Wow, I've been thinking about this all week long. Almost exactly! Weird. I'm trying to make a change because I've realized that while trying so desperately to please the ones I love, I'm actually drawing us apart. The people I love want to see me for who I am, not someone who merely reflects their interests and needs. It is really amazing that you posted this today, considering the happenings in my life right now. <3
this may make me sound like a bit of a jerk, but i'm not a big people pleaser. that doesn't mean that i don't feel bad about my choices sometimes, and of course i want the people i love to be happy and i do take their thoughts/suggestions/advise into consideration, but i believe that ultimately everyone is responsible for their own happiness. my mom always says that my favorite word is "no". ;)
Absolutely not....not sure why but I just never really have been. Of course I want those around me to be happy but I know that it is not my job to do so.
ladies, i love that so many of you are good at saying no! woot!
This is just perfect. Precisely what I needed to hear at this exact moment.
thank you. this is exactly what i needed to hear today!
oh dear, i am quite the people pleaser, and i definitely resent doing it later (more often than not). i'm working on figuring out what i want, and working to get it rather than throwing myself in front of other people's "needs" buses (does that make sense?) thank you for being an inspiration in putting yourself first!
I hope you don't mind, this inspired me for a post of my own. Linked to this post in my blog. Thanks!
im definitely a people pleaser with friends but with my own nuclear family? Not really. I dont know why. Maybe i need to re-prioritise?
I'm with you....I used to be such a people pleaser that I really wasn't pleasing myself. I do think that age changes that. Maybe with age we realize just how precious our time and our lives are. For me it was almost instant. One day I woke up with the ability to say no, gracefully. I realized that saying no was a bigger deal in my own head than it was to the people I would say no to. So funny!
Thanks for the friendly reminder. I've had a relapse in people pleasing lately.
i used to try to please people and then finally one day stopped. Why should i worry about pleasing them, im not living for them. i am living for me! only i can make myself happy! so why wory about making someone else happy!? You can't love someone else until you love yourself! make yourself your number one priority!
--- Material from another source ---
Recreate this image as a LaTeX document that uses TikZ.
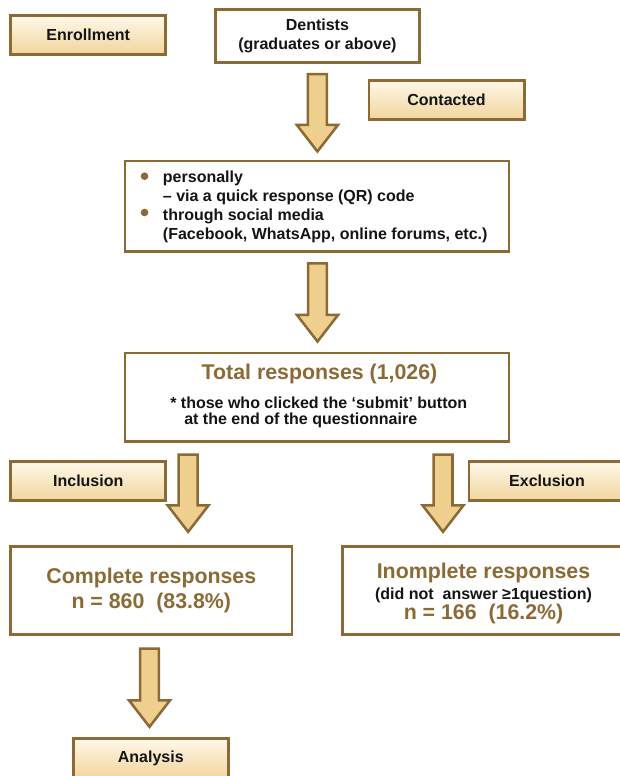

I am definitely a people pleaser which I know hinders my ability to really be myself and live a free and honest life. I often think too hard about what others think especially when it comes to my choreography and art. I have friends who are the same way (the plagues of being an artist and dancer) and I am usually good at giving them advice, another element of my people pleasing. I wonder why I can't take my own advice. I should listen to myself, I know I have the answers. I just need to trust myself.
Your post is beautiful and a wonderful reminder to make sure that I make myself a priority. Thank you for your beautiful blog. xoxo H
I'm amazed at how much I am starting to realize this very thing. I am making a conscious effort to remember that this is MY life.
I used to be SO BAD at this...but I'm slowly getting better. I loved this post :)
This is exactly what I needed to hear Nina. Thank you so much for keeping your Life Lessons part of the things you post! I for one love them so much and hope to see more. Love...love...love you blog !! :)
what a beautiful post.....
i'm going to make it my thought of the week....
such a beautiful life lesson. keep them coming!
thank you so much for this life lesson. i'm not so much a people pleaser as i am an oh-my-gosh-what-are-people-going-to-think-of-me-if-i-do-this kind of worrier. i'm always afraid that people are going to look down on me or think i'm weird. i have no idea why i do that. :D
<3
this is so, so true! I've always been a people-pleaser, and am just now at almost 30 figuring out that it's MY life! It's really exciting when that urge to please others is replaced with the urge to please yourself. Totally liberating!
I agree, this is a profound truth - probably one of the most important things people can know.